BEGIN

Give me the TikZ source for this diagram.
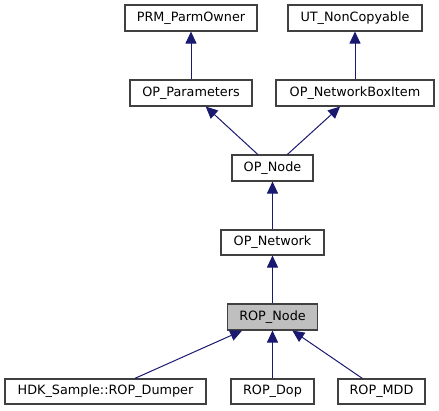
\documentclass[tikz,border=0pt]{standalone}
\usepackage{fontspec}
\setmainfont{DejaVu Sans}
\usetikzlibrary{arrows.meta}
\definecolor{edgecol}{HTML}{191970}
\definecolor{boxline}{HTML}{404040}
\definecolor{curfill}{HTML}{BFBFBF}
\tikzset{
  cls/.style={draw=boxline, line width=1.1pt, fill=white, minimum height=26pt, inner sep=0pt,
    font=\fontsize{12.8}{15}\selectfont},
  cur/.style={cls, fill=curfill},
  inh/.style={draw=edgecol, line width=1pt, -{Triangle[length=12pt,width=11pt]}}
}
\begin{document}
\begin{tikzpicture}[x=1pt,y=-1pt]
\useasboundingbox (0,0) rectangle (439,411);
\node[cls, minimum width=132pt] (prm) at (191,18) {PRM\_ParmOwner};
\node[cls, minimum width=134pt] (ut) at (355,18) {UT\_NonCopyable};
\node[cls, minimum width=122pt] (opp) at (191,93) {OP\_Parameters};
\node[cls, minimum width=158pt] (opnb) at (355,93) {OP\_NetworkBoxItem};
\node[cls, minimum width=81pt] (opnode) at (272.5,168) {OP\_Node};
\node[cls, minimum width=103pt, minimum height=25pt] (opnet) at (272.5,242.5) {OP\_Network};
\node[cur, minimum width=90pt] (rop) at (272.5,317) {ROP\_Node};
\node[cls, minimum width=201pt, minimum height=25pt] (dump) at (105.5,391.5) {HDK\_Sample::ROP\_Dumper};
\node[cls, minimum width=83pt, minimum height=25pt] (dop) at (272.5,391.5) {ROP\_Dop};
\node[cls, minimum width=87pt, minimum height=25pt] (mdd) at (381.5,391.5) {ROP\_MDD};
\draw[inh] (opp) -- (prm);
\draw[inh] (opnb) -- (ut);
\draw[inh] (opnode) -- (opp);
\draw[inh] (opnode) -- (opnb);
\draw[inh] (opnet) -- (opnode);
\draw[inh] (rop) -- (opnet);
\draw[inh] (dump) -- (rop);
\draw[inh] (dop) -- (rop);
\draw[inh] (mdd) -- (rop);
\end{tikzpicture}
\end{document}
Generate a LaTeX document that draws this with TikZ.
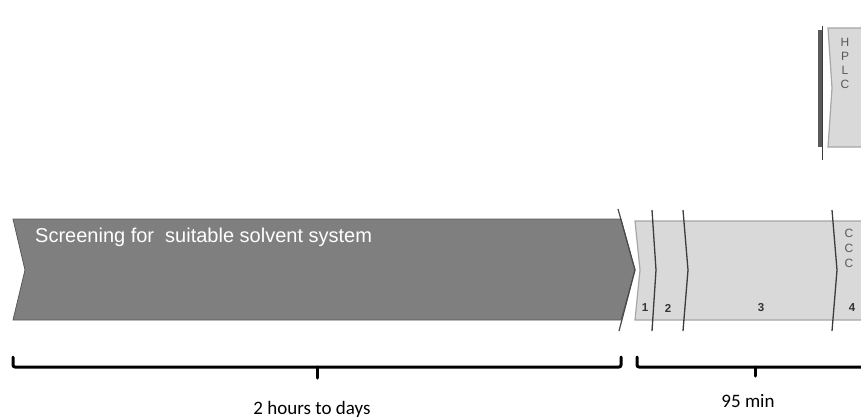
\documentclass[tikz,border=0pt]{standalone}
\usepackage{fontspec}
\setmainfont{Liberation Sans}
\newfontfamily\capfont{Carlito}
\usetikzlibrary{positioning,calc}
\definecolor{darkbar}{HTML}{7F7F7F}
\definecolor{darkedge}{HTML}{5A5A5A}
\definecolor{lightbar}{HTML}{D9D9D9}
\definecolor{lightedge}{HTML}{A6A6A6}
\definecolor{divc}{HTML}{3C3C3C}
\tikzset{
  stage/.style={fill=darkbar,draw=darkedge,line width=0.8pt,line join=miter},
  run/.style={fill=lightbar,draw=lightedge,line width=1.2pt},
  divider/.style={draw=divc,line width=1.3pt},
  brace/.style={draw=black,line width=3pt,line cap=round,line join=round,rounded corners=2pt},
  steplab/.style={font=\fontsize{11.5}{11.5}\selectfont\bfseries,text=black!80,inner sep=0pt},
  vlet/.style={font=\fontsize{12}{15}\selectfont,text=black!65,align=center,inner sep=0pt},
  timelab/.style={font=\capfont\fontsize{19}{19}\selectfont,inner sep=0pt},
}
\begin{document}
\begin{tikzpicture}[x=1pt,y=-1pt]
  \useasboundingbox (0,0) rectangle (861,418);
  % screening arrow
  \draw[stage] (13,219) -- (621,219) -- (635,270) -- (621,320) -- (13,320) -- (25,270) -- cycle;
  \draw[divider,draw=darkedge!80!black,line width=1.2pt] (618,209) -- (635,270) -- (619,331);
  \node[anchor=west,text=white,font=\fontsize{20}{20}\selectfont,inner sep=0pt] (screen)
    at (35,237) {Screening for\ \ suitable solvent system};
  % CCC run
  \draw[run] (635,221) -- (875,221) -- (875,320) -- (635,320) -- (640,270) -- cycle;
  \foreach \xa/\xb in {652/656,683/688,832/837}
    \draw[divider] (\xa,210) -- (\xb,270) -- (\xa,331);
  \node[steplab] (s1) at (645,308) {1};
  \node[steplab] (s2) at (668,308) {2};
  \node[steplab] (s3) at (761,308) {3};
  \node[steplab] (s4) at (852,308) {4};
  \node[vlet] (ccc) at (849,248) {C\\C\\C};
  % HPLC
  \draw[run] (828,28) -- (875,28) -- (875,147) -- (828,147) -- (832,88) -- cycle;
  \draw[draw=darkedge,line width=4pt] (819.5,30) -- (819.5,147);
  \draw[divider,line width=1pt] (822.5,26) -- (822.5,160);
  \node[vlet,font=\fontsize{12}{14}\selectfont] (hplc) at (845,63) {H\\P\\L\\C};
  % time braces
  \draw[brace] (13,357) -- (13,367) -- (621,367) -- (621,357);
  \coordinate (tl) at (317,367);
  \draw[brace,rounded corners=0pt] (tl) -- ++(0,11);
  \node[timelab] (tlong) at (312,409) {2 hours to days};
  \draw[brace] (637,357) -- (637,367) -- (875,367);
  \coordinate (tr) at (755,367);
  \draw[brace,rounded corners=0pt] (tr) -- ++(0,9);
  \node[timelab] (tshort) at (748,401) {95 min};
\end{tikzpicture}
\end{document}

END

Set exercise ::
Reply with the number of lines in the material above that contain "this", and nothing more.

Reply ::
2